Посмотрим с точки зрения международного права и системы международных отношений. В войну против независимого государства, которое самостоятельно сдало ядерное оружие, на стороне ядерного государства-агрессора вступает другое ядерное государство, получившее свое ядерное оружие незаконно, из-за чего находится под санкциями, но продолжает иметь ядерную программу. Любой нормальный исследователь посмеялся бы на это и спросил: неужели никто не отреагировал, неужели мир ничего делает, будто ничего не произошло? Оказывается, такие понятия, как баланс системы, баланс угроз и балансировка сил – это все для Запада либо недостижимо, либо неинтересно. Я не знаю, какие еще причины можно найти. Да, некоторые западные коллеги и даже некоторые западные политики указывают, что передача и разрешение бить ATACMS были реакцией на агрессию КНДР. Посмотрим, но пока ответ не был столь публичным и эффективным, как бы мы того хотели.

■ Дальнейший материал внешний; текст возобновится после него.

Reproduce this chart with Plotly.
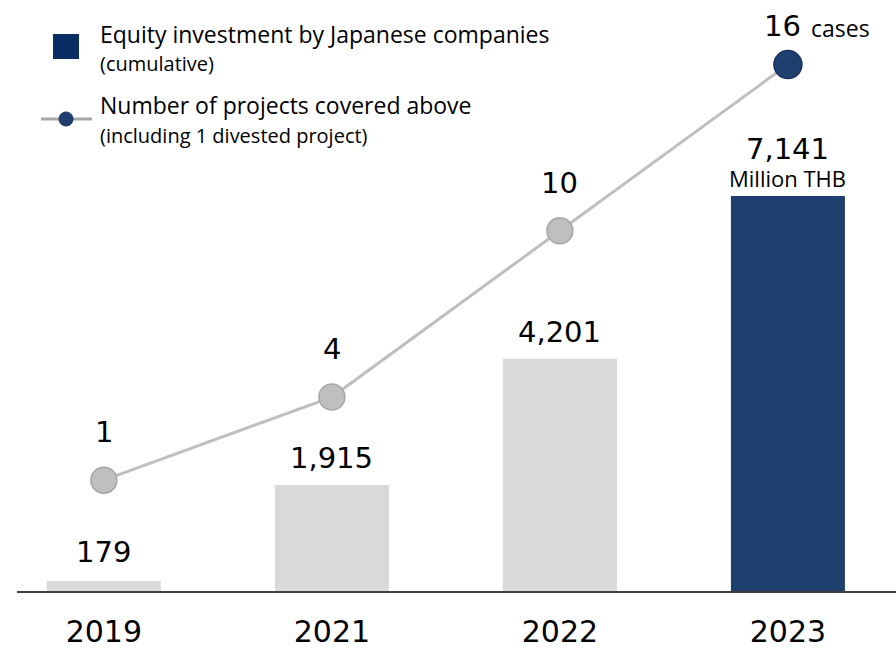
import plotly.graph_objects as go

years = ["2019", "2021", "2022", "2023"]
investment = [179, 1915, 4201, 7141]
investment_labels = ["179", "1,915", "4,201", "7,141"]
projects = [1, 4, 10, 16]
project_labels = ["1", "4", "10", "16"]

GREY_BAR = "#d9d9d9"
NAVY = "#1f3f6e"
LINE_GREY = "#bfbfbf"
NUM_FONT = "DejaVu Sans"
TEXT_FONT = "Open Sans"

# plot area in pixels: x 17..896, y 0..591
L, R, T, B = 17, 0, 0, 58
W, H = 896, 649
PW, PH = W - L - R, H - T - B


def px(x):
    return (x - L) / PW


def py(y):
    return (H - B - y) / PH


fig = go.Figure()

fig.add_trace(go.Bar(
    x=years, y=investment,
    marker=dict(color=[GREY_BAR, GREY_BAR, GREY_BAR, NAVY], line_width=0),
    width=0.5, showlegend=False, hoverinfo="skip",
))

fig.add_trace(go.Scatter(
    x=years, y=projects, yaxis="y2", mode="lines+markers",
    line=dict(color=LINE_GREY, width=3),
    marker=dict(size=[26, 26, 26, 28], opacity=1,
                color=[LINE_GREY, LINE_GREY, LINE_GREY, NAVY],
                line=dict(color=["#a6a6a6", "#a6a6a6", "#a6a6a6", "#163060"], width=1.5)),
    showlegend=False, hoverinfo="skip",
))

num_font = dict(family=NUM_FONT, size=29, color="#000000")
annotations = []
bar_shift = [29, 27, 27, 47]
for i, (v, lab) in enumerate(zip(investment, investment_labels)):
    annotations.append(dict(x=i, y=v, xref="x", yref="y", text=lab, showarrow=False,
                            yanchor="middle", yshift=bar_shift[i], font=num_font))
annotations.append(dict(x=3, y=investment[3], xref="x", yref="y", text="Million THB", showarrow=False,
                        yanchor="middle", yshift=18, font=dict(family=TEXT_FONT, size=22, color="#000000")))

for i, (v, lab) in enumerate(zip(projects, project_labels)):
    annotations.append(dict(x=i, y=v, xref="x", yref="y2", text=lab, showarrow=False,
                            yanchor="middle", yshift=48 if i < 3 else 39, xshift=0 if i < 3 else -5,
                            font=num_font))
annotations.append(dict(x=3, y=projects[3], xref="x", yref="y2", text="cases", showarrow=False,
                        xanchor="left", yanchor="middle", yshift=37, xshift=21,
                        font=dict(family=TEXT_FONT, size=23, color="#000000")))

# custom legend
legend_text = [
    ("Equity investment by Japanese companies", 34, 23),
    ("(cumulative)", 64, 20),
    ("Number of projects covered above", 105, 23),
    ("(including 1 divested project)", 135, 20),
]
for text, y, size in legend_text:
    annotations.append(dict(xref="paper", yref="paper", x=px(98), y=py(y), text=text,
                            showarrow=False, xanchor="left", yanchor="middle",
                            font=dict(family=TEXT_FONT, size=size, color="#000000")))

shapes = [
    dict(type="rect", xref="paper", yref="paper", x0=px(53), x1=px(79), y0=py(34), y1=py(59),
         fillcolor="#0a2d64", line_width=0),
    dict(type="line", xref="paper", yref="paper", x0=px(41), x1=px(92), y0=py(119), y1=py(119),
         line=dict(color="#a6a6a6", width=3)),
    dict(type="circle", xref="paper", yref="paper", x0=px(59), x1=px(73), y0=py(112), y1=py(126),
         fillcolor=NAVY, line=dict(color="#163060", width=1)),
]

fig.update_layout(
    width=W, height=H,
    margin=dict(l=L, r=R, t=T, b=B),
    plot_bgcolor="white", paper_bgcolor="white",
    bargap=0.5,
    xaxis=dict(type="category", range=[-0.381, 3.474], showgrid=False, showline=True,
               linecolor="#404040", linewidth=2, ticks="", automargin=False,
               tickfont=dict(family=NUM_FONT, size=30, color="#000000"),
               ticklabelstandoff=13),
    yaxis=dict(range=[0, 10687], showticklabels=False, showgrid=False, zeroline=False,
               automargin=False),
    yaxis2=dict(range=[-3.0, 18.33], overlaying="y", showticklabels=False, showgrid=False,
                zeroline=False, automargin=False),
    annotations=annotations,
    shapes=shapes,
)

fig.write_html("out.html", config={"displayModeBar": False},
               post_script="document.body.style.margin='0';")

Валентина Самар: Многие люди в Украине были шокированы как результатами президентских выборов в США, так и кандидатами Дональда Трампа на ключевые посты в новой администрации. Не будем их обсуждать, ждем утверждения в Сенате. Для нас важно, удастся ли администрации Зеленского построить мостик с администрацией Трампа для продолжения сотрудничества. Зеленский сообщал, что в США отбывает переговорная группа во главе с главой администрации Андреем Ермаком. Насколько этот шаг может быть удачным, учитывая и саму персону Ермака?

Александр Краев: Ситуация интересная и даже несколько скользкая. Ермак был токсичным для администрации Байдена. Те же Виктория Нуланд, Энтони Блинкен его не воспринимали. Они четко говорили, что его присутствие в Офисе президента и его влияние на неформальную иерархию [в государстве] губительны. Фактически само наличие этой неформальной иерархии и не давало возможности американцам в течение нескольких лет перед полномасштабным вторжением России назначить к нам посла. В то же время подход Ермака к менеджменту (если это можно так назвать) очень импонирует Трампу. Мы видим, что в команде Трампа Ермаку удалось наладить определенные связи, наладить внутренний контакт. Ему удалось подружиться с людьми, не раскрывая уровня этих контактов. К примеру, именно с его подачи республиканцу Линдси Грэму удалось убедить Трампа встретиться с Зеленским в США, после его визита на артиллерийский завод в Скрентоне.

Вот такой теневой менеджмент, по сути, бизнес-подход к внешней политике – это тот же принцип, которым будет руководствоваться администрация Трампа. То, что не работало при Байдене, по всей вероятности может сработать с Трампом. Нравится нам или нет, но у Трампа такие подходы, такие люди его окружают. Поэтому мой вердикт может сработать, но этот визит все покажет.